EXERCISE GOAL: No images are to be carried over; print all other material exactly as it stands.

DATASET EXTRACT:
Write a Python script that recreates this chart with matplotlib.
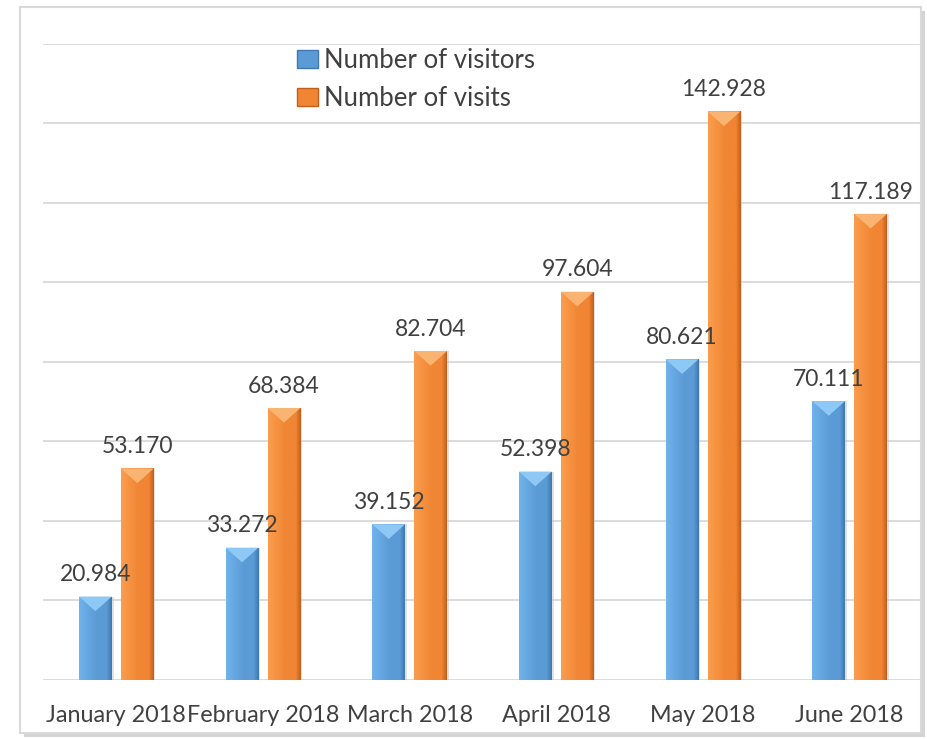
import numpy as np
import matplotlib
matplotlib.use("Agg")
import matplotlib.pyplot as plt
from matplotlib.patches import Rectangle, Polygon, Patch
from matplotlib.colors import LinearSegmentedColormap

plt.rcParams['font.family'] = ['Lato', 'DejaVu Sans']

categories = ["January 2018", "February 2018", "March 2018", "April 2018", "May 2018", "June 2018"]
visitors = [20.984, 33.272, 39.152, 52.398, 80.621, 70.111]
visits = [53.170, 68.384, 82.704, 97.604, 142.928, 117.189]
series_names = ["Number of visitors", "Number of visits"]

W, H = 928, 739
fig = plt.figure(figsize=(W / 100, H / 100), dpi=100)

# outer frame with soft shadow
fig.patches.append(Rectangle((24 / W, 1 - 737 / H), (925 - 24) / W, (737 - 11) / H,
                             transform=fig.transFigure, facecolor='#d4d4d4', edgecolor='none', zorder=0))
fig.patches.append(Rectangle((20 / W, 1 - 733 / H), (921 - 20) / W, (733 - 7) / H,
                             transform=fig.transFigure, facecolor='white', edgecolor='#d9d9d9', lw=1.5, zorder=1))

ax = fig.add_axes([43 / W, 1 - 680 / H, (923 - 43) / W, (680 - 43.5) / H])
ax.set_facecolor('none')
ax.set_zorder(2)

x = np.arange(len(categories))
bw = 0.224
off = 0.143

styles = [
    dict(light='#6fb2ec', base='#5b9bd5', dark='#3f78b2', top='#8ec8f4'),
    dict(light='#fb9d4e', base='#f08533', dark='#c2601c', top='#fab472'),
]

def draw_series(xpos, vals, st):
    bars = ax.bar(xpos, vals, bw, color=st['base'], zorder=3, linewidth=0)
    # soft shadow on right side
    ax.bar(xpos + 0.012, vals, bw, color='#bdbdbd', alpha=0.45, zorder=2.5, linewidth=0)
    cmap = LinearSegmentedColormap.from_list('g', [(0, st['light']), (0.55, st['base']),
                                                   (0.85, st['base']), (1.0, st['dark'])])
    grad = np.linspace(0, 1, 64).reshape(1, -1)
    for b, v in zip(bars, vals):
        x0 = b.get_x()
        x1 = x0 + b.get_width()
        im = ax.imshow(grad, extent=[x0, x1, 0, v], aspect='auto', cmap=cmap, zorder=3.1,
                       interpolation='bilinear')
        im.set_clip_path(b)
        bev = 3.7
        ax.add_patch(Polygon([(x0, v), (x1, v), ((x0 + x1) / 2, v - bev)], closed=True,
                             facecolor=st['top'], edgecolor='none', zorder=3.2))
        ax.annotate(f"{v:.3f}", xy=((x0 + x1) / 2, v), xytext=(0, 11), textcoords='offset points',
                    ha='center', va='baseline', fontsize=16.5, color='#404040', zorder=5)

draw_series(x - off, visitors, styles[0])
draw_series(x + off, visits, styles[1])

ax.set_xlim(-0.5, len(categories) - 0.5)
ax.set_ylim(0, 160)
ax.set_yticks(np.arange(0, 161, 20))
ax.set_yticklabels([])
ax.grid(axis='y', color='#d9d9d9', lw=1.3, zorder=0)
ax.set_axisbelow(True)
ax.set_xticks(x)
ax.set_xticklabels(categories, fontsize=16.8, color='#404040')
ax.tick_params(axis='both', length=0)
ax.tick_params(axis='x', pad=18)
for s in ax.spines.values():
    s.set_visible(False)

handles = [Patch(facecolor=styles[0]['base'], edgecolor=styles[0]['dark']),
           Patch(facecolor=styles[1]['base'], edgecolor=styles[1]['dark'])]
fig.legend(handles, series_names, loc='upper left', bbox_to_anchor=(297 / W, 1 - 48 / H),
           frameon=False, fontsize=18.5, labelcolor='#404040', handlelength=0.8, handleheight=0.68,
           handletextpad=0.25, labelspacing=0.5, borderpad=0, borderaxespad=0)

fig.savefig('out.png', dpi=100)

ANSWER TO THE PROBLEM:
Write a Python script that recreates this chart with matplotlib.
import numpy as np
import matplotlib
matplotlib.use("Agg")
import matplotlib.pyplot as plt
from matplotlib.patches import Rectangle, Polygon, Patch
from matplotlib.colors import LinearSegmentedColormap

plt.rcParams['font.family'] = ['Lato', 'DejaVu Sans']

categories = ["January 2018", "February 2018", "March 2018", "April 2018", "May 2018", "June 2018"]
visitors = [20.984, 33.272, 39.152, 52.398, 80.621, 70.111]
visits = [53.170, 68.384, 82.704, 97.604, 142.928, 117.189]
series_names = ["Number of visitors", "Number of visits"]

W, H = 928, 739
fig = plt.figure(figsize=(W / 100, H / 100), dpi=100)

# outer frame with soft shadow
fig.patches.append(Rectangle((24 / W, 1 - 737 / H), (925 - 24) / W, (737 - 11) / H,
                             transform=fig.transFigure, facecolor='#d4d4d4', edgecolor='none', zorder=0))
fig.patches.append(Rectangle((20 / W, 1 - 733 / H), (921 - 20) / W, (733 - 7) / H,
                             transform=fig.transFigure, facecolor='white', edgecolor='#d9d9d9', lw=1.5, zorder=1))

ax = fig.add_axes([43 / W, 1 - 680 / H, (923 - 43) / W, (680 - 43.5) / H])
ax.set_facecolor('none')
ax.set_zorder(2)

x = np.arange(len(categories))
bw = 0.224
off = 0.143

styles = [
    dict(light='#6fb2ec', base='#5b9bd5', dark='#3f78b2', top='#8ec8f4'),
    dict(light='#fb9d4e', base='#f08533', dark='#c2601c', top='#fab472'),
]

def draw_series(xpos, vals, st):
    bars = ax.bar(xpos, vals, bw, color=st['base'], zorder=3, linewidth=0)
    # soft shadow on right side
    ax.bar(xpos + 0.012, vals, bw, color='#bdbdbd', alpha=0.45, zorder=2.5, linewidth=0)
    cmap = LinearSegmentedColormap.from_list('g', [(0, st['light']), (0.55, st['base']),
                                                   (0.85, st['base']), (1.0, st['dark'])])
    grad = np.linspace(0, 1, 64).reshape(1, -1)
    for b, v in zip(bars, vals):
        x0 = b.get_x()
        x1 = x0 + b.get_width()
        im = ax.imshow(grad, extent=[x0, x1, 0, v], aspect='auto', cmap=cmap, zorder=3.1,
                       interpolation='bilinear')
        im.set_clip_path(b)
        bev = 3.7
        ax.add_patch(Polygon([(x0, v), (x1, v), ((x0 + x1) / 2, v - bev)], closed=True,
                             facecolor=st['top'], edgecolor='none', zorder=3.2))
        ax.annotate(f"{v:.3f}", xy=((x0 + x1) / 2, v), xytext=(0, 11), textcoords='offset points',
                    ha='center', va='baseline', fontsize=16.5, color='#404040', zorder=5)

draw_series(x - off, visitors, styles[0])
draw_series(x + off, visits, styles[1])

ax.set_xlim(-0.5, len(categories) - 0.5)
ax.set_ylim(0, 160)
ax.set_yticks(np.arange(0, 161, 20))
ax.set_yticklabels([])
ax.grid(axis='y', color='#d9d9d9', lw=1.3, zorder=0)
ax.set_axisbelow(True)
ax.set_xticks(x)
ax.set_xticklabels(categories, fontsize=16.8, color='#404040')
ax.tick_params(axis='both', length=0)
ax.tick_params(axis='x', pad=18)
for s in ax.spines.values():
    s.set_visible(False)

handles = [Patch(facecolor=styles[0]['base'], edgecolor=styles[0]['dark']),
           Patch(facecolor=styles[1]['base'], edgecolor=styles[1]['dark'])]
fig.legend(handles, series_names, loc='upper left', bbox_to_anchor=(297 / W, 1 - 48 / H),
           frameon=False, fontsize=18.5, labelcolor='#404040', handlelength=0.8, handleheight=0.68,
           handletextpad=0.25, labelspacing=0.5, borderpad=0, borderaxespad=0)

fig.savefig('out.png', dpi=100)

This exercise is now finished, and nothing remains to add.